Disruption – what a confusing and shape shifting term. Until recently you wouldn’t want to give house space to disruption. It meant nothing but bad news.You’d cross the road to avoid it. What do we tend to associate disruption with? Next week’s joyous tube strike perhaps. That’ll bring disruption all right. Plenty of it. The on-going Channel Tunnel fiasco, creating little or nothing positive.
But wait a moment there. Perhaps we’re being overly judgemental. Perhaps disruption isn’t all bad. Perhaps it’s just misunderstood.
Sir Richard Branson, who else, was in the news earlier this month encouraging organisations to take a risk and go out and hire individuals much like Branson himself – independent, maverick, stubborn and argumentative, capable of thinking and acting differently. His view, and one echoed by businesses such as AB Agri, suggested that there is merit in recruiting people who will not accept the norm, who will question, query, push and probe.
Perhaps to a greater extent than employees who have come through the downturn with their organisation and have potentially got used to keeping their heads down and actively avoiding confrontation. People who have perhaps become comfortably disengaged.
Clearly the human resources and recruitment community has to respond to the current talent squeeze – the evidence for which is hard to avoid and hard to ignore. Robert Walters, for example, suggests that the number of vacancies advertised in the UK increased by 21% in 2015’s Q2 on an annualised basis. According too to a study last week from Lumesse, 76% of global HR specialists fear their organisation’s inability to recruit talent is the biggest threat to the future of their business.
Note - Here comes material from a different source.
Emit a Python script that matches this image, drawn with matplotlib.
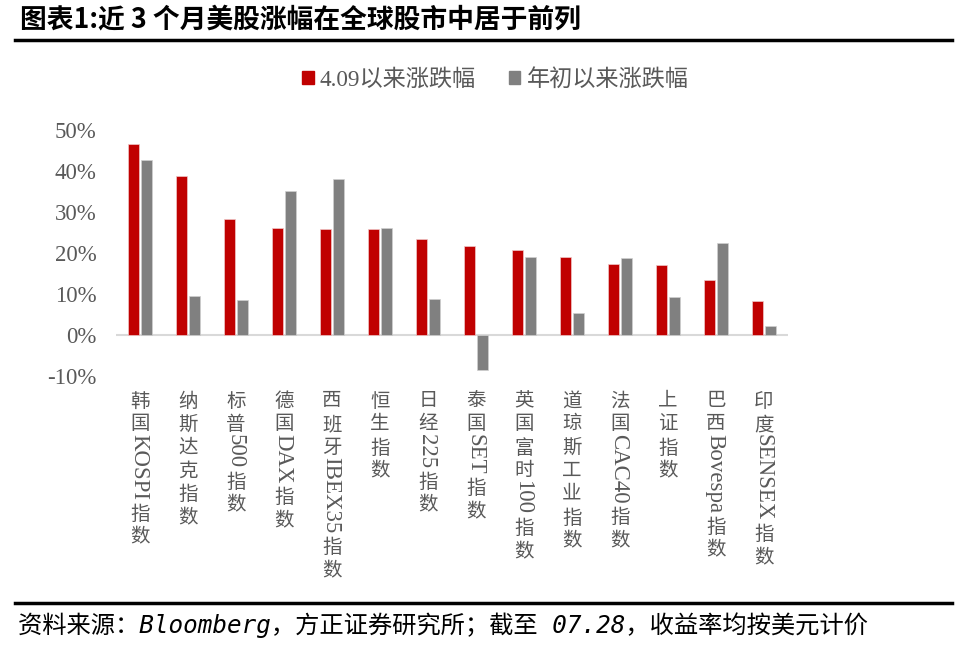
import matplotlib
matplotlib.use("Agg")
import matplotlib.pyplot as plt
from matplotlib.patches import Patch
from matplotlib.font_manager import FontProperties
import numpy as np
import re

# data
categories = ['韩国KOSPI指数', '纳斯达克指数', '标普500指数', '德国DAX指数', '西班牙IBEX35指数',
              '恒生指数', '日经225指数', '泰国SET指数', '英国富时100指数', '道琼斯工业指数',
              '法国CAC40指数', '上证指数', '巴西Bovespa指数', '印度SENSEX指数']
since_0409 = [46.7, 38.8, 28.3, 26.2, 25.9, 25.9, 23.5, 21.8, 20.7, 19.1, 17.2, 17.0, 13.4, 8.4]
ytd = [42.7, 9.6, 8.6, 35.1, 38.0, 26.1, 8.9, -8.5, 19.1, 5.4, 18.9, 9.2, 22.4, 2.2]
series_names = ['4.09以来涨跌幅', '年初以来涨跌幅']
yticks = [-10, 0, 10, 20, 30, 40, 50]

RED = '#C00000'
GRAY = '#808080'
TXT = '#595959'
fam = ['Liberation Serif', 'Noto Sans CJK SC']
plt.rcParams['font.family'] = fam

fig = plt.figure(figsize=(9.6, 6.49), dpi=100)
ax = fig.add_axes([116 / 960, 273 / 649, 672 / 960, 246 / 649])

x = np.arange(len(categories))
w = 0.23
ax.bar(x - 0.14, since_0409, w, color=RED, edgecolor='#f0c8c8', linewidth=0.5, zorder=3)
ax.bar(x + 0.14, ytd, w, color=GRAY, edgecolor='#d0d0d0', linewidth=0.5, zorder=3)

ax.set_xlim(-0.5, len(categories) - 0.5)
ax.set_ylim(-10, 50)
ax.set_yticks(yticks)
ax.set_yticklabels([f'{v}%' for v in yticks], color=TXT, fontsize=16.5)
ax.tick_params(axis='y', length=0, pad=14)
ax.tick_params(axis='x', length=0, labelbottom=False)
for s in ax.spines.values():
    s.set_visible(False)
ax.axhline(0, color='#d9d9d9', lw=1.5, zorder=2)

# vertical category labels: CJK upright, latin runs rotated
renderer = fig.canvas.get_renderer()
fs_cjk = 14
fs_lat = 16.5
step = 16.8  # points per CJK cell
lat_prop = FontProperties(family='Liberation Serif', size=fs_lat)
for i, lab in enumerate(categories):
    off = 12
    for seg in re.findall(r'[A-Za-z0-9]+|.', lab):
        if re.match(r'[A-Za-z0-9]', seg):
            off -= 4
            ax.annotate(seg, xy=(i, 0), xycoords=('data', 'axes fraction'),
                        xytext=(-1.0, -off), textcoords='offset points',
                        ha='left', va='center', rotation=-90, rotation_mode='anchor',
                        fontsize=fs_lat, color=TXT, family='Liberation Serif')
            wpx, hpx, d = renderer.get_text_width_height_descent(seg, lat_prop, ismath=False)
            off += wpx * 72 / fig.dpi + 4
        else:
            ax.annotate(seg, xy=(i, 0), xycoords=('data', 'axes fraction'),
                        xytext=(0, -off), textcoords='offset points',
                        ha='center', va='top', fontsize=fs_cjk, color=TXT)
            off += step

# legend
handles = [Patch(color=RED), Patch(color=GRAY)]
fig.legend(handles, series_names, loc='center', bbox_to_anchor=(0.516, 1 - 80 / 649),
           ncol=2, frameon=False, fontsize=16.7, handlelength=0.48, handleheight=0.48,
           handletextpad=0.27, columnspacing=1.43, labelcolor=TXT)

# title and rules
fig.text(20 / 960, 1 - 19 / 649, '图表1:近 3 个月美股涨幅在全球股市中居于前列',
         fontsize=19.3, fontweight='bold', color='black', va='center', ha='left',
         family=['Noto Sans CJK SC'])
fig.add_artist(plt.Line2D([15 / 960, 952 / 960], [1 - 40 / 649, 1 - 40 / 649],
                          color='black', lw=2.5))
fig.add_artist(plt.Line2D([15 / 960, 952 / 960], [1 - 603 / 649, 1 - 603 / 649],
                          color='black', lw=2.5))
fig.text(18 / 960, 1 - 625 / 649,
         '资料来源：Bloomberg，方正证券研究所；截至 07.28，收益率均按美元计价',
         fontsize=17.5, style='italic', color='black', va='center', ha='left',
         family=['DejaVu Sans Mono', 'Noto Sans CJK SC'])

fig.savefig('out.png', dpi=100)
And according to Apsco, UK recruitment firms have 12% more positions on their books than was the case mid way through 2014. This is also accompanied by a not insignificant 6.6% increase in salaries paid across the finance sector. Apsco Chief Executive, Ann Swain, attributes this interestingly to a ‘greater market stability’.
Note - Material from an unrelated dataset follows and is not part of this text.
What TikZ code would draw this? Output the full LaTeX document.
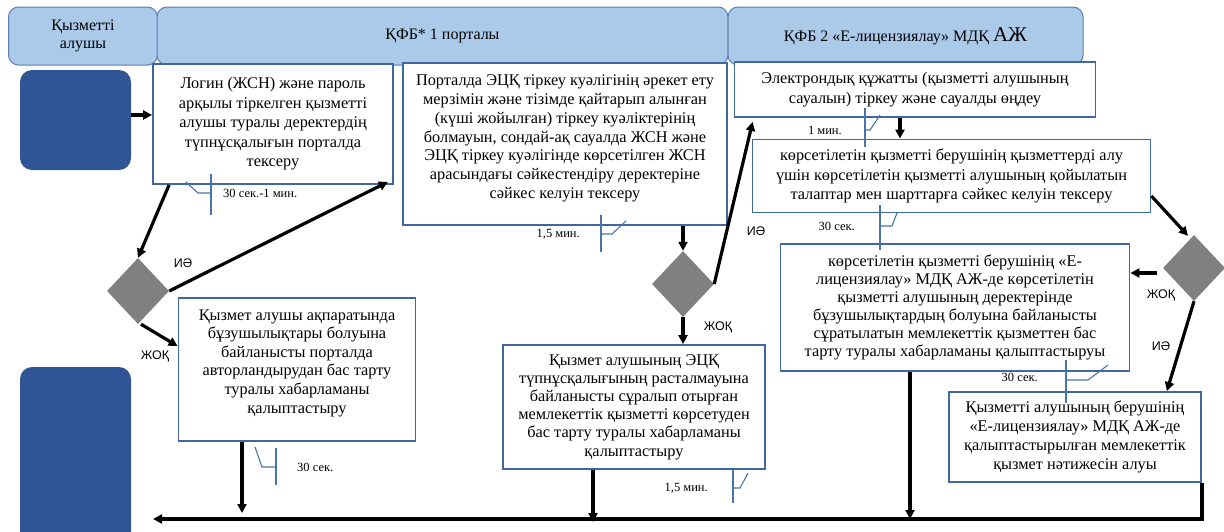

Ironically, the means of addressing such stability appears to be through disruption.
And Sir Richard is not the only example of people-related disruption taking place. This month, consulting giant Accenture announced that, as from September, it will phase out annual performance appraisals for all 330,000 employees, replacing this with an on-going and more nimble feedback process. They are not alone with such a major initiative.
I also liked news this month that Lego was introducing more female minifigures based around STEM occupations. Last year saw them commence manufacturing female chemists and astronomers, whilst this month sees their ranks swollen by female engineers, mechanics and deep sea divers.
Despite understandable concerns around a possible Grexit, Brexit and an over-heating Chinese stock market, the global economic outlook – certainly the UK’s – is characterised by stability and growing security. Great for candidate audiences, starved of choice and options until recently. Less positive for ambitious recruiters.
Perhaps then the key question relates to how employer brands will respond to such challenges. How do they react to this disruptive landscape? Can hiring organisations be as disruptive, nimble and assertive as the likes of Uber and Airbnb?
And can they do this whilst remaining authentic and genuine? Can they deliver messaging – to increasingly crowded and noisy markets – that surprises, questions and provokes? And can they redefine a candidate experience which is fast, efficient and which treats the applicant like a customer.
Faced with such resourcing challenges, more of the same attraction thinking will only produce more of the same hiring levels.
We would suggest, then, that with UK GDP growth in Q2 nearly twice that of the first quarter, candidates are ready for disruptive, challenging, personalised employer brands, and not ones which appear to take the vanilla, the generic, the me-too as their starting point.
It’s time to introduce your employer brand to disruption.